Required work: Make an exact transcription of the material, leaving out all images.

Data block:
————————
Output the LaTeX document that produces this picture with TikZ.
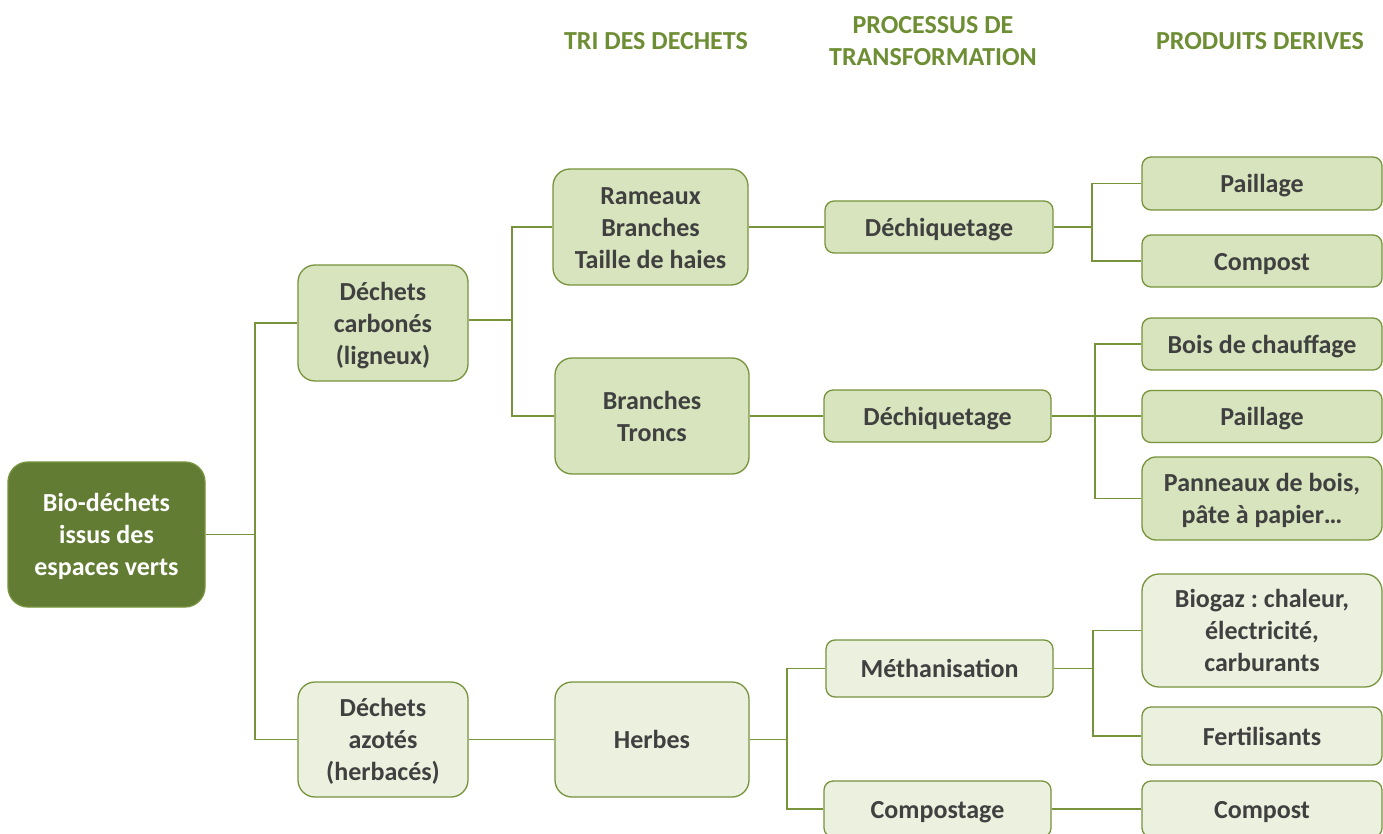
\documentclass[tikz,border=0pt]{standalone}
\usepackage{fontspec}
\setmainfont{Carlito}
\frenchspacing
\definecolor{rootfill}{HTML}{637C33}
\definecolor{darkfill}{HTML}{D7E4BD}
\definecolor{lightfill}{HTML}{EBF1DE}
\definecolor{edge}{HTML}{77933C}
\definecolor{txt}{HTML}{404040}
\definecolor{hdr}{HTML}{6E8E34}
\newcommand\boxtext[1]{\raisebox{-3pt}[\height][\depth]{\begin{tabular}{@{}c@{}}#1\end{tabular}}}
\tikzset{
  box/.style={draw=edge, line width=1.3pt, align=center, inner sep=0pt,
    font=\fontsize{26}{32}\selectfont\bfseries, text=txt},
  bigbox/.style={box, rounded corners=17pt},
  smallbox/.style={box, rounded corners=9pt},
  dk/.style={fill=darkfill},
  lt/.style={fill=lightfill},
  conn/.style={draw=edge, line width=1.4pt},
  header/.style={align=center, text=hdr, font=\fontsize{26}{32}\selectfont\bfseries},
}
\begin{document}
\begin{tikzpicture}[x=1pt,y=-1pt]
\clip (0,0) rectangle (1383,834);
\fill[white] (0,0) rectangle (1383,834);
% headers
\node[header] (h1) at (656,40) {\boxtext{TRI DES DECHETS}};
\node[header] (h2) at (933,40) {\boxtext{PROCESSUS DE\\TRANSFORMATION}};
\node[header] (h3) at (1260,40) {\boxtext{PRODUITS DERIVES}};
% nodes
\node[bigbox, fill=rootfill, text=white, rounded corners=20pt, minimum width=197pt, minimum height=145pt] (root) at (106.5,534.5) {\boxtext{Bio-déchets\\issus des\\espaces verts}};
\node[bigbox, dk, minimum width=170pt, minimum height=116pt] (carb) at (383,323) {\boxtext{Déchets\\carbonés\\(ligneux)}};
\node[bigbox, lt, minimum width=170pt, minimum height=115pt] (azot) at (383,739.5) {\boxtext{Déchets\\azotés\\(herbacés)}};
\node[bigbox, dk, minimum width=195pt, minimum height=116pt] (ram) at (650.5,227) {\boxtext{Rameaux\\Branches\\Taille de haies}};
\node[bigbox, dk, minimum width=194pt, minimum height=116pt] (tronc) at (652,416) {\boxtext{Branches\\Troncs}};
\node[bigbox, lt, minimum width=194pt, minimum height=115pt] (herb) at (652,739.5) {\boxtext{Herbes}};
\node[smallbox, dk, minimum width=228pt, minimum height=52pt] (dech1) at (939,227) {\boxtext{Déchiquetage}};
\node[smallbox, dk, minimum width=227pt, minimum height=52pt] (dech2) at (937.5,416) {\boxtext{Déchiquetage}};
\node[smallbox, lt, minimum width=227pt, minimum height=57pt] (meth) at (939.5,668.5) {\boxtext{Méthanisation}};
\node[smallbox, lt, minimum width=227pt, minimum height=56pt] (compg) at (937.5,809) {\boxtext{Compostage}};
\node[smallbox, dk, minimum width=240pt, minimum height=53pt] (pail1) at (1262,183.5) {\boxtext{Paillage}};
\node[smallbox, dk, minimum width=240pt, minimum height=52pt] (comp1) at (1262,261) {\boxtext{Compost}};
\node[smallbox, dk, minimum width=240pt, minimum height=52pt] (bois) at (1262,344) {\boxtext{Bois de chauffage}};
\node[smallbox, dk, minimum width=240pt, minimum height=52pt] (pail2) at (1262,416.5) {\boxtext{Paillage}};
\node[bigbox, dk, rounded corners=14pt, minimum width=240pt, minimum height=83pt] (pann) at (1262,498.5) {\boxtext{Panneaux de bois,\\pâte à papier…}};
\node[bigbox, lt, minimum width=240pt, minimum height=113pt] (biog) at (1262,630.5) {\boxtext{Biogaz : chaleur,\\électricité,\\carburants}};
\node[smallbox, lt, minimum width=240pt, minimum height=58pt] (fert) at (1262,736) {\boxtext{Fertilisants}};
\node[smallbox, lt, minimum width=240pt, minimum height=56pt] (comp3) at (1262,809) {\boxtext{Compost}};
% junctions
\coordinate (j1) at (255,534.5);
\coordinate (j2) at (512,320);
\coordinate (j3) at (787,739.5);
\coordinate (j4) at (1092,227);
\coordinate (j5) at (1095,416);
\coordinate (j6) at (1093,668.5);
% connectors
\draw[conn] (root.east) -- (j1);
\draw[conn] (carb.west) -| (j1) |- (azot.west);
\draw[conn] (carb.east |- j2) -- (j2);
\draw[conn] (ram.west) -| (j2) |- (tronc.west);
\draw[conn] (ram.east) -- (dech1.west);
\draw[conn] (tronc.east) -- (dech2.west);
\draw[conn] (azot.east) -- (herb.west);
\draw[conn] (herb.east) -- (j3);
\draw[conn] (meth.west) -| (j3) |- (compg.west);
\draw[conn] (dech1.east) -- (j4);
\draw[conn] (pail1.west) -| (j4) |- (comp1.west);
\draw[conn] (dech2.east) -- (dech2.east -| pail2.west);
\draw[conn] (bois.west) -| (j5) |- (pann.west);
\draw[conn] (meth.east) -- (j6);
\draw[conn] (biog.west) -| (j6) |- (fert.west);
\draw[conn] (compg.east) -- (comp3.west);
\end{tikzpicture}
\end{document}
————————
Answer below:
Output the LaTeX document that produces this picture with TikZ.
\documentclass[tikz,border=0pt]{standalone}
\usepackage{fontspec}
\setmainfont{Carlito}
\frenchspacing
\definecolor{rootfill}{HTML}{637C33}
\definecolor{darkfill}{HTML}{D7E4BD}
\definecolor{lightfill}{HTML}{EBF1DE}
\definecolor{edge}{HTML}{77933C}
\definecolor{txt}{HTML}{404040}
\definecolor{hdr}{HTML}{6E8E34}
\newcommand\boxtext[1]{\raisebox{-3pt}[\height][\depth]{\begin{tabular}{@{}c@{}}#1\end{tabular}}}
\tikzset{
  box/.style={draw=edge, line width=1.3pt, align=center, inner sep=0pt,
    font=\fontsize{26}{32}\selectfont\bfseries, text=txt},
  bigbox/.style={box, rounded corners=17pt},
  smallbox/.style={box, rounded corners=9pt},
  dk/.style={fill=darkfill},
  lt/.style={fill=lightfill},
  conn/.style={draw=edge, line width=1.4pt},
  header/.style={align=center, text=hdr, font=\fontsize{26}{32}\selectfont\bfseries},
}
\begin{document}
\begin{tikzpicture}[x=1pt,y=-1pt]
\clip (0,0) rectangle (1383,834);
\fill[white] (0,0) rectangle (1383,834);
% headers
\node[header] (h1) at (656,40) {\boxtext{TRI DES DECHETS}};
\node[header] (h2) at (933,40) {\boxtext{PROCESSUS DE\\TRANSFORMATION}};
\node[header] (h3) at (1260,40) {\boxtext{PRODUITS DERIVES}};
% nodes
\node[bigbox, fill=rootfill, text=white, rounded corners=20pt, minimum width=197pt, minimum height=145pt] (root) at (106.5,534.5) {\boxtext{Bio-déchets\\issus des\\espaces verts}};
\node[bigbox, dk, minimum width=170pt, minimum height=116pt] (carb) at (383,323) {\boxtext{Déchets\\carbonés\\(ligneux)}};
\node[bigbox, lt, minimum width=170pt, minimum height=115pt] (azot) at (383,739.5) {\boxtext{Déchets\\azotés\\(herbacés)}};
\node[bigbox, dk, minimum width=195pt, minimum height=116pt] (ram) at (650.5,227) {\boxtext{Rameaux\\Branches\\Taille de haies}};
\node[bigbox, dk, minimum width=194pt, minimum height=116pt] (tronc) at (652,416) {\boxtext{Branches\\Troncs}};
\node[bigbox, lt, minimum width=194pt, minimum height=115pt] (herb) at (652,739.5) {\boxtext{Herbes}};
\node[smallbox, dk, minimum width=228pt, minimum height=52pt] (dech1) at (939,227) {\boxtext{Déchiquetage}};
\node[smallbox, dk, minimum width=227pt, minimum height=52pt] (dech2) at (937.5,416) {\boxtext{Déchiquetage}};
\node[smallbox, lt, minimum width=227pt, minimum height=57pt] (meth) at (939.5,668.5) {\boxtext{Méthanisation}};
\node[smallbox, lt, minimum width=227pt, minimum height=56pt] (compg) at (937.5,809) {\boxtext{Compostage}};
\node[smallbox, dk, minimum width=240pt, minimum height=53pt] (pail1) at (1262,183.5) {\boxtext{Paillage}};
\node[smallbox, dk, minimum width=240pt, minimum height=52pt] (comp1) at (1262,261) {\boxtext{Compost}};
\node[smallbox, dk, minimum width=240pt, minimum height=52pt] (bois) at (1262,344) {\boxtext{Bois de chauffage}};
\node[smallbox, dk, minimum width=240pt, minimum height=52pt] (pail2) at (1262,416.5) {\boxtext{Paillage}};
\node[bigbox, dk, rounded corners=14pt, minimum width=240pt, minimum height=83pt] (pann) at (1262,498.5) {\boxtext{Panneaux de bois,\\pâte à papier…}};
\node[bigbox, lt, minimum width=240pt, minimum height=113pt] (biog) at (1262,630.5) {\boxtext{Biogaz : chaleur,\\électricité,\\carburants}};
\node[smallbox, lt, minimum width=240pt, minimum height=58pt] (fert) at (1262,736) {\boxtext{Fertilisants}};
\node[smallbox, lt, minimum width=240pt, minimum height=56pt] (comp3) at (1262,809) {\boxtext{Compost}};
% junctions
\coordinate (j1) at (255,534.5);
\coordinate (j2) at (512,320);
\coordinate (j3) at (787,739.5);
\coordinate (j4) at (1092,227);
\coordinate (j5) at (1095,416);
\coordinate (j6) at (1093,668.5);
% connectors
\draw[conn] (root.east) -- (j1);
\draw[conn] (carb.west) -| (j1) |- (azot.west);
\draw[conn] (carb.east |- j2) -- (j2);
\draw[conn] (ram.west) -| (j2) |- (tronc.west);
\draw[conn] (ram.east) -- (dech1.west);
\draw[conn] (tronc.east) -- (dech2.west);
\draw[conn] (azot.east) -- (herb.west);
\draw[conn] (herb.east) -- (j3);
\draw[conn] (meth.west) -| (j3) |- (compg.west);
\draw[conn] (dech1.east) -- (j4);
\draw[conn] (pail1.west) -| (j4) |- (comp1.west);
\draw[conn] (dech2.east) -- (dech2.east -| pail2.west);
\draw[conn] (bois.west) -| (j5) |- (pann.west);
\draw[conn] (meth.east) -- (j6);
\draw[conn] (biog.west) -| (j6) |- (fert.west);
\draw[conn] (compg.east) -- (comp3.west);
\end{tikzpicture}
\end{document}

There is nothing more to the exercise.